Contractual agreements are the lifeblood of most businesses. A contract with a vendor ensures that a production facility has the raw materials it needs to efficiently produce the goods it distributes to consumers or other businesses. A contract with a service provider could help a business by outsourcing payroll matters and other business needs to competent professionals.

Contracts can even establish a timeline for payment when a business delivers materials to a customer or takes on a large project for a client. Unfortunately, not every party enters into a contract with the intent of following through on it. There are also cases involving mistakes or omissions that can cause issues for one party because the other does not fulfill contractual promises.

What steps can help resolve a significant business contract breach?

A review of the original agreement

It is easy to complete the details of one contract with the term set in another or to misremember certain elements of an arrangement. From confusion about timing to matters related to pricing, there are many details that someone may need to validate by reviewing a contract when they believe there has been a breach. Validating exactly what the contract requires makes it easier to address the matter effectively.
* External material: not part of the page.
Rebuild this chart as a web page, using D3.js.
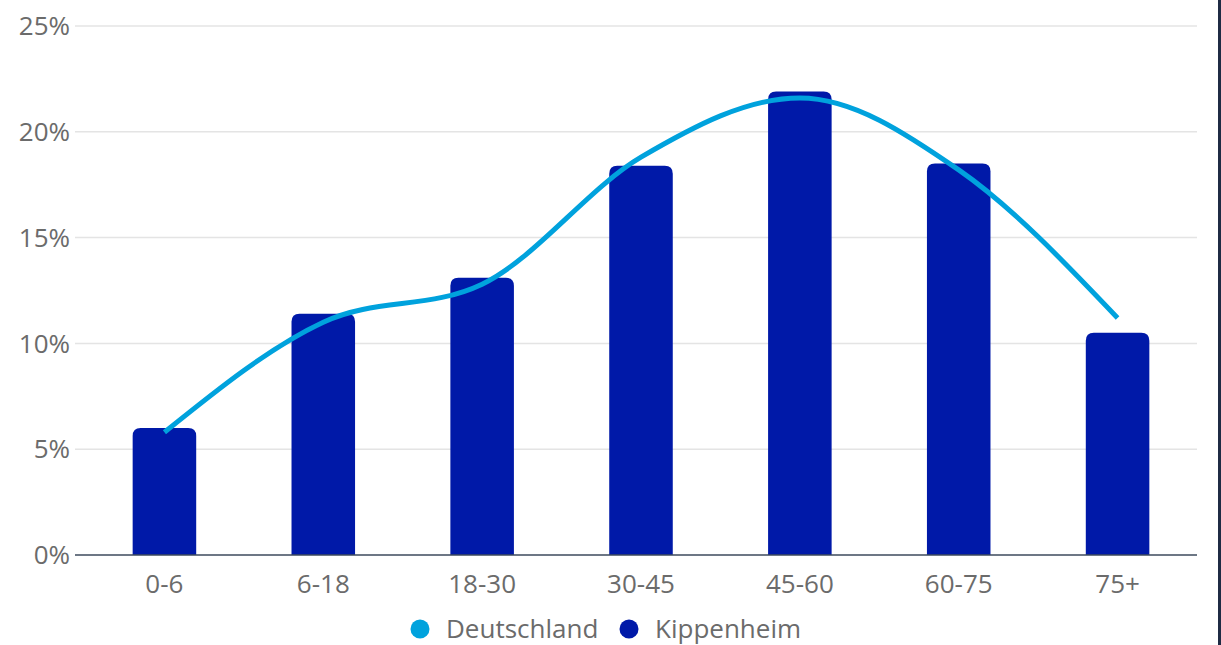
<!DOCTYPE html>
<html>
<head>
<meta charset="utf-8">
<script src="https://cdn.jsdelivr.net/npm/d3@7"></script>
<style>
  html, body { margin: 0; padding: 0; background: #fff; }
  svg { display: block; font-family: "Open Sans", sans-serif; }
</style>
</head>
<body>
<svg id="chart" width="1221" height="645"></svg>
<script>
// Altersgruppen und Anteile (in %)
const categories = ["0-6", "6-18", "18-30", "30-45", "45-60", "60-75", "75+"];
const kippenheim = [6.0, 11.4, 13.1, 18.4, 21.9, 18.5, 10.5];
const deutschland = [5.8, 11.0, 12.8, 18.8, 21.6, 18.2, 11.2];
const yTicks = [0, 5, 10, 15, 20, 25];
const seriesNames = ["Deutschland", "Kippenheim"];

const colors = { Deutschland: "#00a2dd", Kippenheim: "#0019a8" };
const textColor = "#6b6b6b";
const fontSize = 26;

const svg = d3.select("#chart");
const W = 1221, H = 645;
const plotLeft = 75, plotRight = 1197, plotTop = 26, plotBottom = 555;

const x = d3.scaleBand().domain(categories).range([85, 1197]).paddingInner(0.6).paddingOuter(0.3);
const y = d3.scaleLinear().domain([0, 25]).range([plotBottom, plotTop]);

// Gitterlinien
svg.append("g").selectAll("line").data(yTicks.filter(t => t > 0)).join("line")
  .attr("x1", plotLeft).attr("x2", plotRight)
  .attr("y1", d => y(d)).attr("y2", d => y(d))
  .attr("stroke", "#e4e4e4").attr("stroke-width", 1.5);

// Y-Achsenbeschriftung
svg.append("g").selectAll("text").data(yTicks).join("text")
  .attr("x", 70).attr("y", d => y(d)).attr("dy", "0.35em")
  .attr("text-anchor", "end").attr("fill", textColor).attr("font-size", fontSize)
  .text(d => d + "%");

// Balken mit abgerundeten oberen Ecken
const r = 8;
function barPath(d, i) {
  const x0 = x(categories[i]), w = x.bandwidth();
  const yt = y(d), yb = y(0);
  return `M${x0},${yb}V${yt + r}Q${x0},${yt} ${x0 + r},${yt}H${x0 + w - r}Q${x0 + w},${yt} ${x0 + w},${yt + r}V${yb}Z`;
}
svg.append("g").selectAll("path").data(kippenheim).join("path")
  .attr("d", (d, i) => barPath(d, i))
  .attr("fill", colors.Kippenheim);

// Grundlinie
svg.append("line").attr("x1", plotLeft).attr("x2", plotRight)
  .attr("y1", plotBottom).attr("y2", plotBottom)
  .attr("stroke", "#3d4a5c").attr("stroke-width", 1.5);

// X-Achsenbeschriftung
svg.append("g").selectAll("text").data(categories).join("text")
  .attr("x", d => x(d) + x.bandwidth() / 2).attr("y", 593)
  .attr("text-anchor", "middle").attr("fill", textColor).attr("font-size", fontSize)
  .text(d => d);

// Linie Deutschland
const line = d3.line()
  .x((d, i) => x(categories[i]) + x.bandwidth() / 2)
  .y(d => y(d))
  .curve(d3.curveMonotoneX);
svg.append("path").datum(deutschland)
  .attr("d", line).attr("fill", "none")
  .attr("stroke", colors.Deutschland).attr("stroke-width", 5);

// Legende
const legend = svg.append("g");
const legendPos = [{ cx: 420, tx: 446 }, { cx: 629, tx: 655 }];
const legendY = 629;
seriesNames.forEach((name, i) => {
  legend.append("circle").attr("cx", legendPos[i].cx).attr("cy", legendY).attr("r", 9.5)
    .attr("fill", colors[name]);
  legend.append("text").attr("x", legendPos[i].tx).attr("y", legendY).attr("dy", "0.35em")
    .attr("fill", textColor).attr("font-size", fontSize).text(name);
});

// Rechter Rand
svg.append("rect").attr("x", 1218).attr("y", 0).attr("width", 3).attr("height", H)
  .attr("fill", "#1f2b44");
</script>
</body>
</html>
Communication with the other party

Once someone has affirmed a breach of contract occurred by reviewing the contract, communication about the matter is critical. Sometimes, informal communication with the other party could lead to a resolution. The party that failed to fully uphold the agreement could potentially resolve the matter once they realize their mistake. Written communication can eliminate claims that the other party was unaware of the matter even if they do not act to resolve it quickly.

File a lawsuit

If a breach has occurred and the other party does not readily move to address the matter, pursuing a lawsuit might be a wise step. The vast majority of lawsuits related to contract breaches settle outside of court. When a business takes the time to file a lawsuit, it communicates its sincerity about resolving the matter to the other party. They also pave the way for a legal solution to the contract breach of the other party is not amenable to resolving the matter amicably. The courts potentially have the authority to invalidate the agreement, compel a refund, compensate a business for damages or order specific performance from the party and breach of the written agreement.

A contract breach can be both inconvenient and expensive. Taking timely action can minimize the negative impacts that a contract dispute has on an organization.